Model Theory for a Compact Cardinal

Saharon Shelah

Published 2013-03-21, updated 2015-11-17Version 3

We would like to develop model theory for T, a complete theory in L_{theta,theta}(tau) when theta is a compact cardinal. We already have bare bones stability theory and it seemed we can go no further. Dealing with ultrapowers (and ultraproducts) naturally we restrict ourselves to "D a theta-complete ultrafilter on I, probably (I,theta)-regular". The basic theorems of model theory work and can be generalized (like Los theorem), but can we generalize deeper parts of model theory? In particular, can we generalize stability enough to generalize [Sh:c, Ch.

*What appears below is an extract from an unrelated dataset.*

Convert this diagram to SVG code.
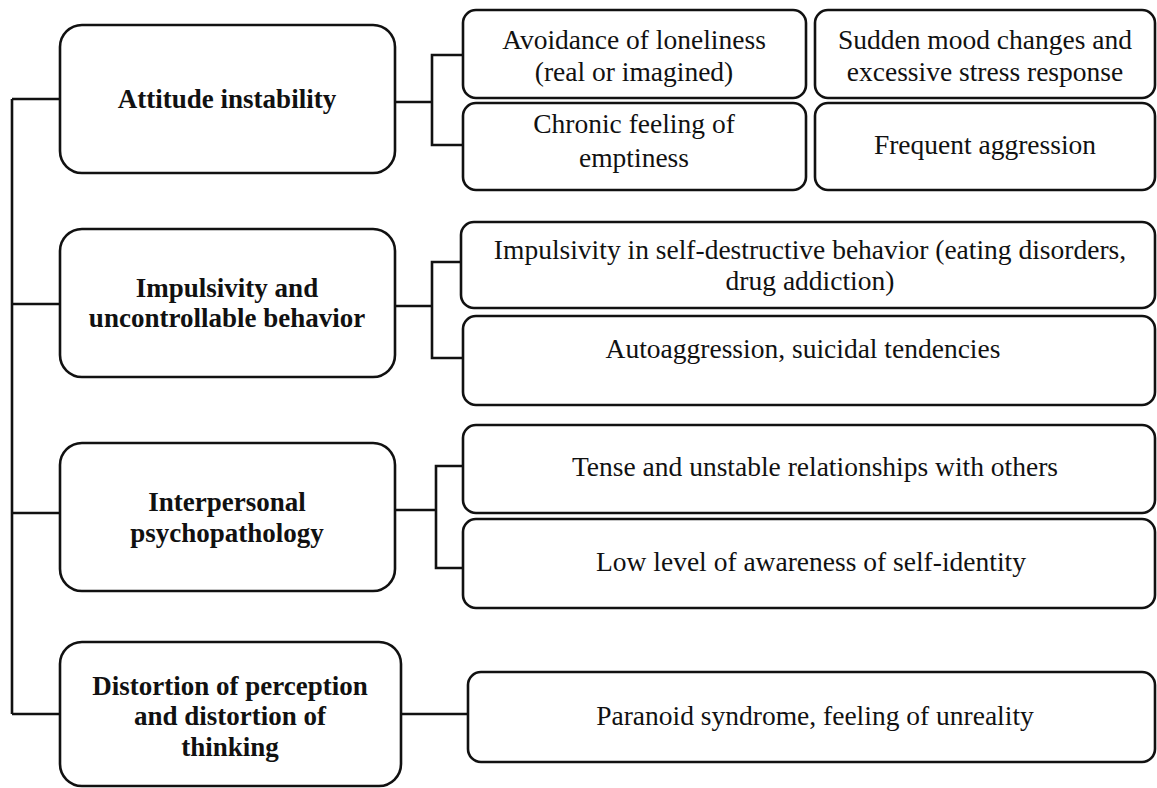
<svg xmlns="http://www.w3.org/2000/svg" width="1157" height="788" viewBox="0 0 1157 788">
<style>
.main{fill:#fff;stroke:#111;stroke-width:2.6}
.child{fill:#fff;stroke:#111;stroke-width:2.6}
.conn{fill:none;stroke:#111;stroke-width:2.6}
.tb{font-family:"Liberation Serif","Times New Roman",serif;font-weight:bold;font-size:27px;fill:#111;text-anchor:middle}
.tr{font-family:"Liberation Serif","Times New Roman",serif;font-size:27.5px;fill:#111;text-anchor:middle}
</style>
<rect width="1157" height="788" fill="#fff"/>
<g id="connectors">
<path class="conn" d="M12,99 V714 M12,99 H60 M12,304 H60 M12,513 H60 M12,714 H60"/>
<path class="conn" d="M395,102 H432 M463,55 H432 V145 H463"/>
<path class="conn" d="M395,306 H432 M463,262 H432 V358 H463"/>
<path class="conn" d="M395,510 H436 M463,466 H436 V568 H463"/>
<path class="conn" d="M401,714 H468"/>
</g>
<g id="attitude">
<rect class="main" x="60" y="25" width="335" height="148" rx="22"/>
<text class="tb" x="227" y="108">Attitude instability</text>
</g>
<g id="impulsivity">
<rect class="main" x="60" y="229" width="335" height="148" rx="22"/>
<text class="tb" x="227" y="297">Impulsivity and</text>
<text class="tb" x="227" y="327">uncontrollable behavior</text>
</g>
<g id="interpersonal">
<rect class="main" x="60" y="443" width="335" height="148" rx="22"/>
<text class="tb" x="227" y="511">Interpersonal</text>
<text class="tb" x="227" y="542">psychopathology</text>
</g>
<g id="distortion">
<rect class="main" x="60" y="642" width="341" height="144" rx="22"/>
<text class="tb" x="230" y="695">Distortion of perception</text>
<text class="tb" x="230" y="725">and distortion of</text>
<text class="tb" x="230" y="756">thinking</text>
</g>
<g id="avoidance">
<rect class="child" x="463" y="10" width="343" height="88" rx="13"/>
<text class="tr" x="634" y="49">Avoidance of loneliness</text>
<text class="tr" x="634" y="81">(real or imagined)</text>
</g>
<g id="sudden">
<rect class="child" x="815" y="10" width="340" height="88" rx="13"/>
<text class="tr" x="985" y="49">Sudden mood changes and</text>
<text class="tr" x="985" y="81">excessive stress response</text>
</g>
<g id="chronic">
<rect class="child" x="463" y="103" width="343" height="87" rx="13"/>
<text class="tr" x="634" y="133">Chronic feeling of</text>
<text class="tr" x="634" y="167">emptiness</text>
</g>
<g id="frequent">
<rect class="child" x="815" y="103" width="340" height="87" rx="13"/>
<text class="tr" x="985" y="154">Frequent aggression</text>
</g>
<g id="selfdestructive">
<rect class="child" x="461" y="222" width="694" height="86" rx="13"/>
<text class="tr" x="810" y="259">Impulsivity in self-destructive behavior (eating disorders,</text>
<text class="tr" x="810" y="290">drug addiction)</text>
</g>
<g id="autoaggression">
<rect class="child" x="463" y="316" width="692" height="89" rx="13"/>
<text class="tr" x="803" y="358">Autoaggression, suicidal tendencies</text>
</g>
<g id="tense">
<rect class="child" x="463" y="425" width="692" height="88" rx="13"/>
<text class="tr" x="815" y="476">Tense and unstable relationships with others</text>
</g>
<g id="lowlevel">
<rect class="child" x="463" y="519" width="692" height="89" rx="13"/>
<text class="tr" x="811" y="571">Low level of awareness of self-identity</text>
</g>
<g id="paranoid">
<rect class="child" x="468" y="672" width="687" height="90" rx="13"/>
<text class="tr" x="815" y="725">Paranoid syndrome, feeling of unreality</text>
</g>
</svg>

VI]? Let us concentrate on saturation in the local sense (types consisting of instances of one formula). We prove that at least we can characterize the T's (of cardinality < theta for simplicity) which are minimal for appropriate cardinal lambda > 2^kappa +|T| in each of the following two senses. One is generalizing Keisler order which measures how saturated are ultrapowers. Another asks: Is there an L_{theta,theta}-theory T_1 supseteq T of cardinality |T| + 2^theta such that for every model M_1 of T_1 of cardinality > lambda, the tau(T)-reduct M of M_1 is lambda^+-saturated. Moreover, the two versions of stable used in the characterization are different. Further we succeed to connect our investigation with the logic L^1_{< theta} introduced in [Sh:797] proving it satisfies several parallel of classical theorems on first order logic, strengthening the thesis that it is a natural logic. In particular, two models are L^1_{<theta}-equivalent iff for some omega-sequence of theta-complete ultrafilters, the iterated ultra-powers by it of those two models are isomorphic.